I want to respond to the first chapter: Hookups That Fell Down. What do you think it would mean for hookup to fall down? I thought maybe it meant that hookups are hard to negotiate and often end in confusion, hurt, and conflict.
Actually, the so-called hookups described in each story were full of confusion and hurt from the start. The thoughts and actions described in each tale demonstrate an apparent lack of consent. I didn’t really want to… I said let’s slow down… I figured I might as well go along with it… followed up by lots of bad feelings and other negative results.
In my line of work, we don’t just call that a hookup. That is potentially rape and sexual assault.
However, I don’t want to label other people’s experiences. It wouldn’t help the writers of these stories to feel pressured to identify as rape survivors. But if the point of the book is to educate others, which it is, then the author has a responsibility to educate accurately.
When someone tries to hookup with you without your explicit and enthusiastic consent, that’s not okay.

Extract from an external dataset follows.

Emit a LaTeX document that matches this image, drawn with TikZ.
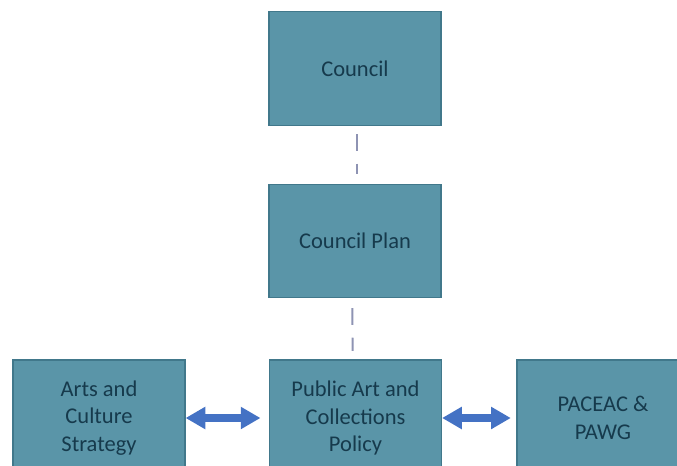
\documentclass[tikz,border=0pt]{standalone}
\usepackage{fontspec}
\setmainfont{Carlito}
\usetikzlibrary{arrows.meta, positioning}
\definecolor{pbteal}{HTML}{5A95A8}
\definecolor{pbedge}{HTML}{41788B}
\definecolor{pbtext}{HTML}{163A4C}
\definecolor{pbdash}{HTML}{8E93B3}
\definecolor{pbblue}{HTML}{4472C4}

\begin{document}
\begin{tikzpicture}[
  x=0.025cm, y=-0.025cm,
  every node/.style={font=\fontsize{16}{19.5}\selectfont, text=pbtext},
  pbox/.style={rectangle, draw=pbedge, line width=0.8pt, fill=pbteal, minimum width=4.3cm, minimum height=2.83cm, align=center, inner sep=0pt},
  lbox/.style={pbox, minimum height=2.9cm},
  link/.style={pbdash, line width=1.4pt, dash pattern=on 12pt off 9pt},
  dblarrow/.style={pbblue, line width=5.5pt, {Triangle[length=14pt,width=15pt]}-{Triangle[length=14pt,width=15pt]}},
]

\useasboundingbox (0,0) rectangle (677,466);
\clip (0,0) rectangle (677,466);

% Top column
\node[pbox] (council) at (355,68.5) {Council};
\node[pbox] (plan) at (355,241) {Council Plan};

% Bottom row
\node[lbox] (arts) at (99,418) {Arts and\\Culture\\Strategy};
\node[lbox] (policy) at (355.5,418) {Public Art and\\Collections\\Policy};
\node[lbox] (paceac) at (603,418) {PACEAC \&\\PAWG};

% Connections
\draw[link, shorten <=6pt, shorten >=7pt] ([xshift=1.5pt]council.south) -- ([xshift=1.5pt]plan.north);
\draw[link, shorten <=7pt, shorten >=6pt] ([xshift=-2pt]plan.south) -- ([xshift=-2pt]policy.north);
\draw[dblarrow, shorten >=6pt] (arts) -- (policy);
\draw[dblarrow, shorten >=4pt] (policy) -- (paceac);

\end{tikzpicture}
\end{document}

A post for another day: in order to keep hookups from falling down this badly, we need to teach and promote better communication skills, clearly.
3 thoughts on “Let’s Call It What It Is”
shannon teresa says:
Thanks so much for picking up LAID and I love the post!
I'm not sure if I agree with the stories in hookups that fell down being potential sexual assault cases (other than She's Pigeon Toed and Wears a Scarf, a story which always lends itself to an in depth conversation about what "date rape" is).
While I do agree that consensual sex is anything with an enthusiastic yes, I'm not sure if I would say that a luke warm yes should be viewed as a sexual attack.
I do agree that a lesson in communication and expectation management is absolutely needed for both sexes. Conversations like the one you have begun today and continue to do in your daily work are a terrific step in the right direction.
I am so proud that the book found it's way in your hands. Keep in touch!
Shannon T. Boodram
Sarah Elkins says:
Without having read the book, I'm also not sure that I'd agree that "I figured I might as well go along with it" amounts to being assaulted.
To me, the overarching issue with those quotes is pressure. The pressure to hook up in the first place, the pressure to go farther or faster than comfortable with… Feeling pressured into an act is, to me, what leads to the negative feelings. But I'm not sure that these writers were pressured by their hook-up partners.
My guess is that most of the pressure comes from 'society'. "What would my friends think?" "Maybe I should do 'grown-up' things…" "Will he still like me if I do/don't do it?" Each of these questions have floated around my mind at some point in my teens. And never were they triggered by my hook-up partner making me feel bad for not wanting to go further. The pressure I put on myself was far more potent and effective at getting me to act in a certain way.
Never once did I feel as though taken advantage of or assaulted, even when I went 'farther' than I would've liked too.
Just picked this book up, and read it the past couple of days. Thanks for mentioning it here!